Document Image Enhancement & Recognition in Low Resource Scenarios: Application to Ciphers and Handwritten Text

CVC has a new PhD on its record!

Pioneer Award 2023

Mohamed Ali Souibgui successfully defended his dissertation on Computer Science on December 01, 2022, and he is now Doctor of Philosophy by the Universitat Autònoma de Barcelona. Dr. Souibgui was recognized with a Pioneer Award for the commercial orientation of his thesis by the CERCA Institute – Centres de Recerca de Catalunya – on December 20, 2023.

Download thesis

What is the thesis about?

In this thesis, we propose different contributions with the goal of enhancing and recognizing historical handwritten document images, especially the ones with rare scripts, such as cipher documents.

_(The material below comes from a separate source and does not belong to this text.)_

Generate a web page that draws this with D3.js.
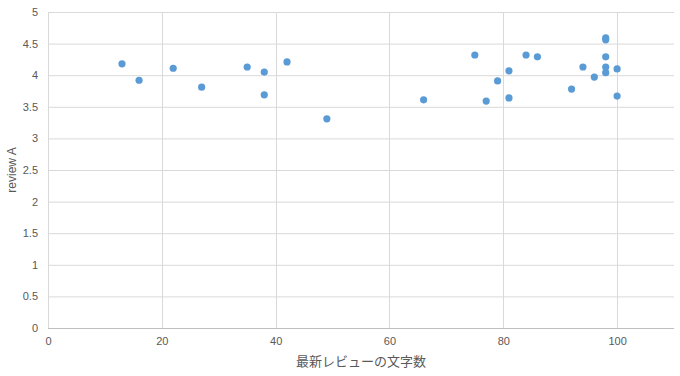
<!DOCTYPE html>
<html>
<head>
<meta charset="utf-8">
<script src="https://cdn.jsdelivr.net/npm/d3@7"></script>
<style>
  body { margin: 0; background: #fff; }
  text { font-family: "Liberation Sans", "Noto Sans CJK JP", sans-serif; fill: #595959; }
</style>
</head>
<body>
<div class="chart"></div>
<script>
// review length (chars) vs review A score
const lengths = [13, 16, 22, 27, 35, 38, 38, 42, 49,
  66, 75, 77, 79, 81, 81, 84, 86, 92, 94, 96, 98, 98, 98, 98, 98, 100, 100];
const scores = [4.18, 3.92, 4.11, 3.81, 4.13, 4.05, 3.69, 4.21, 3.31,
  3.61, 4.32, 3.59, 3.91, 4.07, 3.64, 4.32, 4.29, 3.78, 4.13, 3.97, 4.59, 4.56, 4.29, 4.13, 4.04, 4.10, 3.67];
const xTicks = [0, 20, 40, 60, 80, 100];
const yTicks = [0, 0.5, 1, 1.5, 2, 2.5, 3, 3.5, 4, 4.5, 5];

const w = 680;
const h = 376;
const margin = { top: 12, right: 6, bottom: 48, left: 48 };

const xScale = d3.scaleLinear().domain([0, 110]).range([margin.left, w - margin.right]);
const yScale = d3.scaleLinear().domain([0, 5]).range([h - margin.bottom, margin.top]);

const svg = d3.select(".chart").append("svg").attr("width", w).attr("height", h);

// gridlines
svg.append("g")
  .selectAll("line.h")
  .data(yTicks.filter((d) => d > 0))
  .enter()
  .append("line")
  .attr("x1", margin.left)
  .attr("x2", w - margin.right)
  .attr("y1", (d) => yScale(d) + 0.5)
  .attr("y2", (d) => yScale(d) + 0.5)
  .attr("stroke", "#d9d9d9");
svg.append("g")
  .selectAll("line.v")
  .data(xTicks)
  .enter()
  .append("line")
  .attr("x1", (d) => Math.round(xScale(d)) + 0.5)
  .attr("x2", (d) => Math.round(xScale(d)) + 0.5)
  .attr("y1", margin.top)
  .attr("y2", yScale(0))
  .attr("stroke", "#d9d9d9");

// x axis line
svg.append("line")
  .attr("x1", margin.left)
  .attr("x2", w - margin.right)
  .attr("y1", yScale(0) + 0.5)
  .attr("y2", yScale(0) + 0.5)
  .attr("stroke", "#bfbfbf");

const xAxis = d3.axisBottom(xScale).tickValues(xTicks).tickSize(0).tickPadding(9);
const yAxis = d3.axisLeft(yScale).tickValues(yTicks).tickSize(0).tickPadding(10)
  .tickFormat(d3.format("~g"));

svg.append("g")
  .attr("transform", "translate(0," + yScale(0) + ")")
  .call(xAxis)
  .call((g) => g.select(".domain").remove())
  .selectAll("text")
  .style("font-size", "11px")
  .attr("fill", "#595959");
svg.append("g")
  .attr("transform", "translate(" + margin.left + ",0)")
  .call(yAxis)
  .call((g) => g.select(".domain").remove())
  .selectAll("text")
  .style("font-size", "11px")
  .attr("fill", "#595959");

// points
svg.append("g")
  .selectAll("circle")
  .data(lengths)
  .enter()
  .append("circle")
  .attr("cx", (d) => xScale(d))
  .attr("cy", (d, i) => yScale(scores[i]))
  .attr("r", 3.6)
  .style("fill", "#5b9bd5");

// axis titles
svg.append("text")
  .attr("x", (margin.left + w - margin.right) / 2)
  .attr("y", 366)
  .attr("text-anchor", "middle")
  .style("font-size", "13px")
  .text("最新レビューの文字数");
svg.append("text")
  .attr("transform", "translate(16," + (margin.top + yScale(0)) / 2 + ") rotate(-90)")
  .attr("text-anchor", "middle")
  .style("font-size", "12px")
  .text("review A");
</script>
</body>
</html>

In the first part, some effective end-to-end models for Document Image Enhancement (DIE) using deep learning models were presented. First, Generative Adversarial Networks (cGAN) for different tasks (document clean-up, binarization, deblurring, and watermark removal) were explored. Next, we further improve the results by recovering the degraded document images into a clean and readable form by integrating a text recognizer into the cGAN model to promote the generated document image to be more readable. Afterwards, we present a new encoder-decoder architecture based on vision transformers to enhance both machine-printed and handwritten document images, in an end-to-end fashion.

The second part of the thesis addresses Handwritten Text Recognition (HTR) in low resource scenarios, i.e. when only few labeled training data is available. We propose novel methods for recognizing ciphers with rare scripts. First, a few-shot object detection based method was proposed. Then, we incorporate a progressive learning strategy that automatically assigns pseudo-labels to a set of unlabeled data to reduce the human labor of annotating few pages while maintaining the good performance of the model. Secondly, a data generation technique based on Bayesian Program Learning (BPL) is proposed to overcome the lack of data in such rare scripts. Thirdly, we propose a Text-Degradation Invariant Auto Encoder (Text-DIAE). This latter self-supervised model is designed to tackle two tasks, text recognition and document image enhancement. The proposed model does not exhibit limitations of previous state-of-the-art methods based on contrastive losses, while at the same time, it requires substantially fewer data samples to converge.

In the third part of the thesis we analyze, from the user perspective, the usage of HTR systems in low resource scenarios. This contrasts with the usual research on HTR, which often focuses on technical aspects only and rarely devotes efforts on implementing software tools for scholars in Humanities.

Keywords: Computer Vision, Historical Document Analysis, Document Image Enhancement, Handwritten Text Recognition, Few-shot learning, Generative Adversarial Networks, Transformers.